As New York prepares to launch its first legal adult-use cannabis dispensaries, operators will face the challenge of competing with tax-free Canadian products flowing from the sovereign Native American territory in New York’s North Country.
For nearly three years, cannabis dispensaries have been thriving on the St. Regis Mohawk Reservation, which spans the border between New York and Canada. This unique location allows travelers to move between the two countries without going through customs, enabling the easy exchange of Canadian cannabis and THC-infused products like shaved ice and snack foods resembling popular brands such as Cheetos and Doritos.
While New York State only recently began accepting applications for adult-use dispensaries, the reservation’s dispensaries have had a significant head start, dominating the regional market. Despite this, both the state’s Office of Cannabis Management and the Cannabis Association of New York have largely remained silent, acknowledging the sovereignty of the St. Regis Mohawk Reservation, known as Akwesasne.
Dispensaries on the reservation are open about sourcing products from outside, particularly Canada. Budtenders have candidly shared with reporters that many of their products, including edibles mimicking popular snacks, come from across the border, featuring THC labels from Canada and California.
The prices on the reservation, including pre-rolled joints for as low as $1.58, make it difficult for New York’s upcoming legal dispensaries to compete. Coupled with the lack of taxes, Akwesasne’s cannabis market is expected to continue its dominance in the region, offering products at much lower prices than what New York’s licensed businesses will likely charge under the state’s tax structure.

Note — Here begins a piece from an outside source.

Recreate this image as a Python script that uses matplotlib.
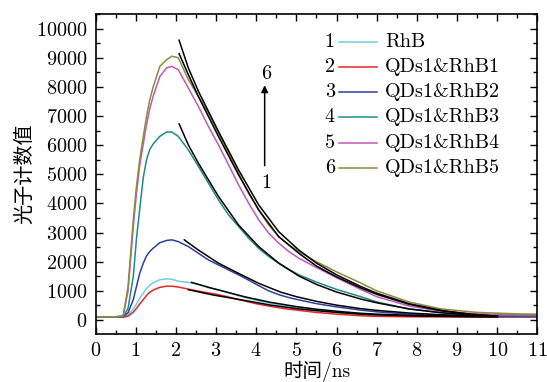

New York’s regulators and industry representatives remain hands-off, citing the sovereignty of tribal lands. Dan Livingston, Executive Director of the Cannabis Association of New York, emphasized that tribal territories have their own regulations, and the association respects their autonomy. Similarly, the Office of Cannabis Management has shown little inclination to challenge the reservation’s cannabis operations.
An economic impact study conducted in 2018 warned that high taxes could deter consumers from shifting from the illicit market to the legal one. With reservation dispensaries offering cannabis at significantly lower prices, even factoring in a potential 3-ounce transaction limit, many consumers may prefer to travel to Akwesasne rather than purchase from state-licensed dispensaries.
While the St. Regis Mohawk Council has issued licenses for cannabis cultivation and dispensaries, not all businesses on the reservation operate under its jurisdiction. Periodic raids by tribal police have occurred, but the council is working to bring non-compliant businesses into the fold.
Federal authorities have also taken notice. Earlier this year, the DEA intercepted a large-scale cannabis smuggling operation involving a speedboat crossing from Canada into the reservation, highlighting the potential for cross-border trafficking.
As New York’s legal cannabis market takes shape, the impact of the reservation’s well-established cannabis industry will be felt throughout the region. Although the state has the option to enter into agreements with tribal territories, it remains unclear how or if Akwesasne’s cannabis operations will be integrated into New York’s broader legal framework. For now, the reservation’s competitive advantage in pricing and tax-free products poses a significant challenge to New York’s fledgling cannabis market.